Auer deference has had its day in Court.  The question squarely presented in Kisor v. Wilkie is one the Supreme Court has danced around for nearly a decade: should Auer deference be overruled?  Yet instead of the conclusion that Auer is on the chopping block (five of the Justices previously have expressed reservations either about Auer in particular or administrative deference in general), the post-argument analysis suggests that Kisor may be a missed opportunity.

Auer deference involves the dubious administrative law doctrine created by the Supreme Court whereby Article III courts defer to an agency’s interpretation of its own regulations.  In practice, this means that a federal court may ask only whether an agency interpretation of its own regulation is a permissible one.  The query is not, as one would expect, whether an agency’s interpretation is the correct one.  And under the Chevron doctrine, the regulation itself need only be a permissible interpretation of the federal statute. 

This sort of double deference grants federal agencies broad leeway.  Agencies can promulgate broad, open-ended regulations.  They get deference both as to the regulation and its interpretation of that regulation.  For all intents and purposes, the Auer doctrine means that the head of HHS has more final say so about health policy than Congress.  And because of Auer deference, the agency decision has the force of law. 

Just ask Mr. Kisor.  Mr. Kisor is a Marine who served in the Vietnam War and later filed for benefits for PTSD.  In 2006, the Department of Veterans Affairs agreed that Kisor suffered from PTSD, but refused his request to back-date benefits to 1983 on the grounds that certain information was not “relevant” as required by the operative regulation.  The Federal Circuit eventually upheld the Department’s refusal—because Auer required that it defer to the Department’s interpretation of the word “relevant.”

The attorneys representing Mr. Kisor argued that there are two Administrative Procedure Act (“APA”) problems with Auer deference. 

First, under the APA, when Congress delegates lawmaking authority to an agency, the agency must comply with notice-and-comment procedures which allow for public participation and accountability.  Auer deference provides a backdoor whereby agencies can engage in subregulatory interpretation – without going through the notice and comment procedure – and that interpretation still gets the force of law.  Maybe for this reason, there is rare near-unanimity among the regulated constituencies; legal groups representing groups as diverse as immigration, states, business, and veterans all support the Supreme Court overruling Auer deference.

The second APA problem with Auer involves the courts.  Section 706 of the APA vests courts with the responsibility to “decide all relevant questions of law.”   It also provides that “the reviewing court” “shall … determine the meaning or applicability of the terms of an agency action.”  5 U.S.C. § 706.  An agency action includes an agency rule, and thus as Justice Scalia wrote in his concurrence in Perez v. Mortgage Bankers Association, the APA “contemplates that courts, not agencies, will authoritatively resolve ambiguities in … regulations.”

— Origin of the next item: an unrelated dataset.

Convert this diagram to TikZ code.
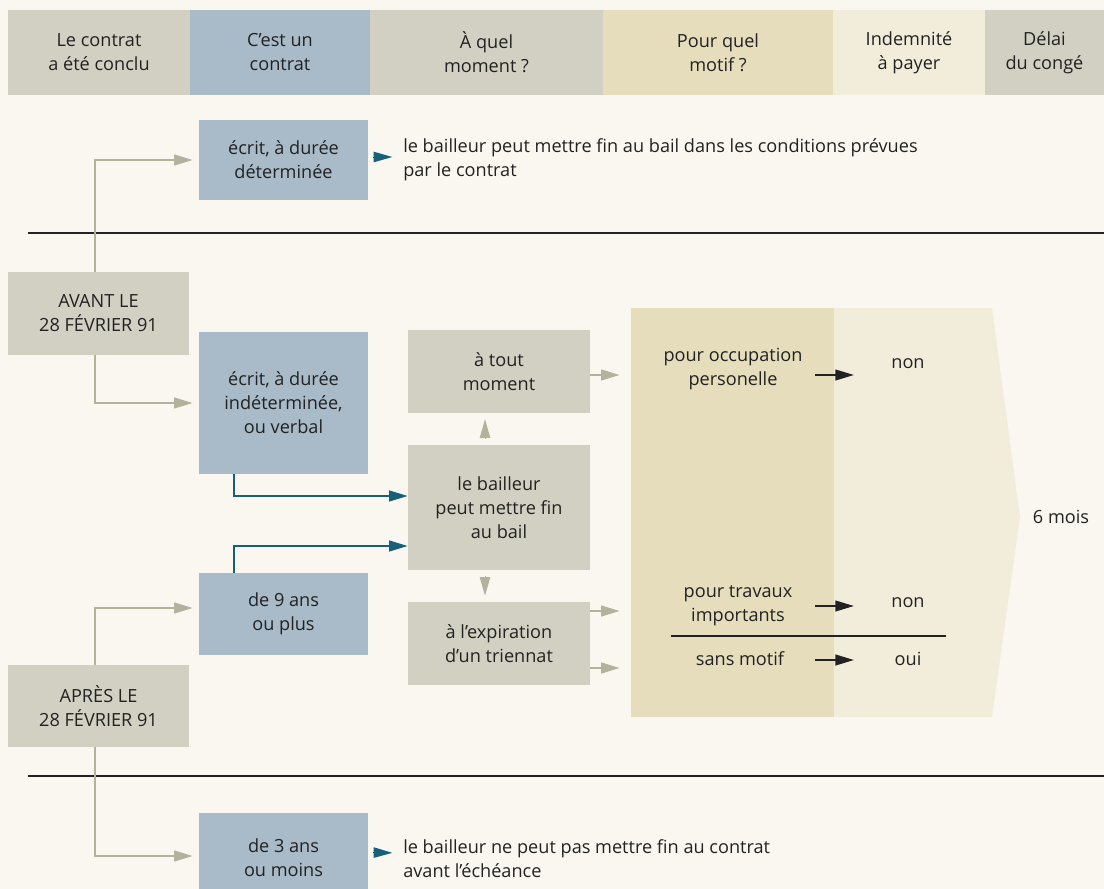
\documentclass[tikz,border=0pt]{standalone}
\usepackage{fontspec}
\setmainfont{Open Sans}
\usetikzlibrary{arrows.meta,calc}
\definecolor{bgc}{HTML}{F9F7EF}
\definecolor{grayb}{HTML}{D2D0C3}
\definecolor{blueb}{HTML}{A9BAC8}
\definecolor{beigeb}{HTML}{E5DDBB}
\definecolor{lightb}{HTML}{F2EDDB}
\definecolor{garrc}{HTML}{B3B39C}
\definecolor{tealc}{HTML}{17607A}
\definecolor{txtc}{HTML}{222222}
\definecolor{rulec}{HTML}{222222}
\begin{document}
\begin{tikzpicture}[x=0.75pt,y=-0.75pt,
  font=\fontsize{13.6}{18}\selectfont, text=txtc,
  sz/.style 2 args={minimum width=#1*0.75pt, minimum height=#2*0.75pt},
  cell/.style={rectangle, inner sep=0pt, align=center},
  txt/.style={inner sep=0pt, align=center},
  garr/.style={draw=garrc, line width=1.7pt, -{Triangle[length=14pt,width=8pt]}},
  tarr/.style={draw=tealc, line width=1.7pt, -{Triangle[length=14pt,width=8pt]}},
  karr/.style={draw=rulec, line width=1.5pt, -{Triangle[length=14pt,width=8pt]}},
  rule/.style={draw=rulec, line width=1.7pt}]
\clip (0,0) rectangle (1104,889);
\fill[bgc] (0,0) rectangle (1104,889);

% header
\node[cell, fill=grayb, sz={182}{85}] (h1) at (99,52.5) {Le contrat\\a été conclu};
\node[cell, fill=blueb, sz={180}{85}] (h2) at (280,52.5) {C'est un\\contrat};
\node[cell, fill=grayb, sz={233}{85}] (h3) at (486.5,52.5) {À quel\\moment ?};
\node[cell, fill=beigeb, sz={230}{85}] (h4) at (718,52.5) {Pour quel\\motif ?};
\node[cell, fill=lightb, sz={152}{85}] (h5) at (909,52.5) {Indemnité\\à payer};
\node[cell, fill=grayb, sz={119}{85}] (h6) at (1044.5,52.5) {Délai\\du congé};

% separator rules
\draw[rule] (28,233) -- (1104,233);
\draw[rule] (28,776) -- (1104,776);

% right panel
\fill[lightb] (820,308) -- (992,308) -- (1020,517) -- (992,717) -- (820,717) -- cycle;
\node[cell, fill=beigeb, sz={203}{409}] (pb) at (732.5,512.5) {};
\draw[rule] (671,636) -- (946,636);

% left boxes
\coordinate (sp) at (95,0);
\coordinate (tx) at (234,0);
\node[cell, fill=blueb, sz={169}{80}] (b1) at (283.5,160) {écrit, à durée\\déterminée};
\node[cell, fill=grayb, sz={181}{83}] (av) at (98.5,313.5) {AVANT LE\\28 FÉVRIER 91};
\node[cell, fill=blueb, sz={169}{142}] (b2) at (283.5,403) {écrit, à durée\\indéterminée,\\ou verbal};
\node[cell, fill=blueb, sz={169}{82}] (b3) at (283.5,614) {de 9 ans\\ou plus};
\node[cell, fill=grayb, sz={181}{82}] (ap) at (98.5,706) {APRÈS LE\\28 FÉVRIER 91};
\node[cell, fill=blueb, sz={169}{89}] (b4) at (283.5,857.5) {de 3 ans\\ou moins};

% middle boxes
\node[cell, fill=grayb, sz={182}{83}] (m1) at (499,371.5) {à tout\\moment};
\node[cell, fill=grayb, sz={182}{125}] (m2) at (499,507.5) {le bailleur\\peut mettre fin\\au bail};
\node[cell, fill=grayb, sz={182}{83}] (m3) at (499,643.5) {à l’expiration\\d’un triennat};

% side texts
\node[txt, anchor=west, align=left] (t1) at (403,160) {le bailleur peut mettre fin au bail dans les conditions prévues\\par le contrat};
\node[txt, anchor=west, align=left] (t2) at (403,859) {le bailleur ne peut pas mettre fin au contrat\\avant l’échéance};

% panel texts
\node[txt] (o1) at (733,369) {pour occupation\\personelle};
\node[txt] (o2) at (738,606) {pour travaux\\importants};
\node[txt] (o3) at (740,659) {sans motif};
\node[txt] (n1) at (908,364) {non};
\node[txt] (n2) at (908,603) {non};
\node[txt] (n3) at (908,659) {oui};
\node[txt] (six) at (1061,517) {6 mois};

% gray connectors from date boxes
\draw[garr, shorten >=4.5pt] (av.north -| sp) |- (b1.west);
\draw[garr, shorten >=4.5pt] (av.south -| sp) |- (b2.west);
\draw[garr, shorten >=4.5pt] (ap.north -| sp) |- ($(b3.west)+(0,-6)$);
\draw[garr, shorten >=4.5pt] (ap.south -| sp) |- ($(b4.west)+(0,-1.5)$);

% teal connectors
\draw[tarr] (b2.south -| tx) |- ($(m2.west)+(0,-11.5)$);
\draw[tarr] (b3.north -| tx) |- ($(m2.west)+(0,38.5)$);
\draw[tarr, line width=0pt, shorten <=3.75pt, shorten >=8pt] ($(b1.east)+(0,-3)$) -- ($(t1.west)+(0,-3)$);
\draw[tarr, line width=0pt, shorten <=3.75pt, shorten >=8pt] ($(b4.east)+(0,-5)$) -- ($(t2.west)+(0,-6)$);

% gray tips between middle boxes
\draw[garr, line width=0pt, shorten <=5pt, shorten >=4.5pt] ($(m2.north)+(-14,0)$) -- ($(m1.south)+(-14,0)$);
\draw[garr, line width=0pt, shorten <=5pt, shorten >=4.5pt] ($(m2.south)+(-14,0)$) -- ($(m3.north)+(-14,0)$);

% gray arrows to panel
\draw[garr, shorten >=8.25pt] ($(m1.east)+(0,3.5)$) -- ($(m1.east -| pb.west)+(0,3.5)$);
\draw[garr, shorten >=8.25pt] ($(m3.east)+(0,-32.5)$) -- ($(m3.east -| pb.west)+(0,-32.5)$);
\draw[garr, shorten >=8.25pt] ($(m3.east)+(0,24.5)$) -- ($(m3.east -| pb.west)+(0,24.5)$);

% black arrows in panel
\coordinate (a1s) at (815,375); \coordinate (a1e) at (854,375);
\coordinate (a2s) at (815,606); \coordinate (a2e) at (854,606);
\coordinate (a3s) at (815,660); \coordinate (a3e) at (854,660);
\draw[karr] (a1s) -- (a1e);
\draw[karr] (a2s) -- (a2e);
\draw[karr] (a3s) -- (a3e);
\end{tikzpicture}
\end{document}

The government admitted that Auer deference “does not clearly flow from the APA” – an understatement to say the least, and yet argued in support of Auer deference.  Worse yet, the government offered no less than a five-factored test it said would control if and when Auer should apply to a case.  In the Government’s view, the application of Auer should depend upon whether: (1) the regulation is ambiguous; (2) the interpretation is inconsistent with the agency’s prior interpretations; (3) regulated parties were provided fair notice; (4) the interpretation sufficiently grounded in the agency’s expertise; and (5) the interpretation represents the views of the agency itself (not merely low-level employees).

As Justice Gorsuch pointed out during oral argument, it is hard to see how this sort of multiple-factored test could promote any sort of stability in the law.       

The argument also revealed a shocking level of comfort with the current level of interpretive authority given to agencies by Auer and Chevron.  Justice Breyer went so far as to suggest that to require courts to interpret regulations under the APA instead of deferring to the agencies – “people who know about it” – sounded like the “greatest judicial power grab since Marbury versus Madison [the case establishing judicial review].”  But of course those courts are vested with the power to interpret law by the Constitution and by the APA.

The questions at issue in Auer could not be more critical.  The administrative state was designed in order to insulate administrative officials from politics.  But politics – both the good and the ugly – are precisely what keeps our elected officials accountable.  It is not hyperbole to suggest we have a threat to our democracy when unelected bureaucrats are given broad authority to decide important policy questions with little direction from Congress and little oversight from the courts.  And under Auer, the agency who promulgated such regulation also gets to interpret it.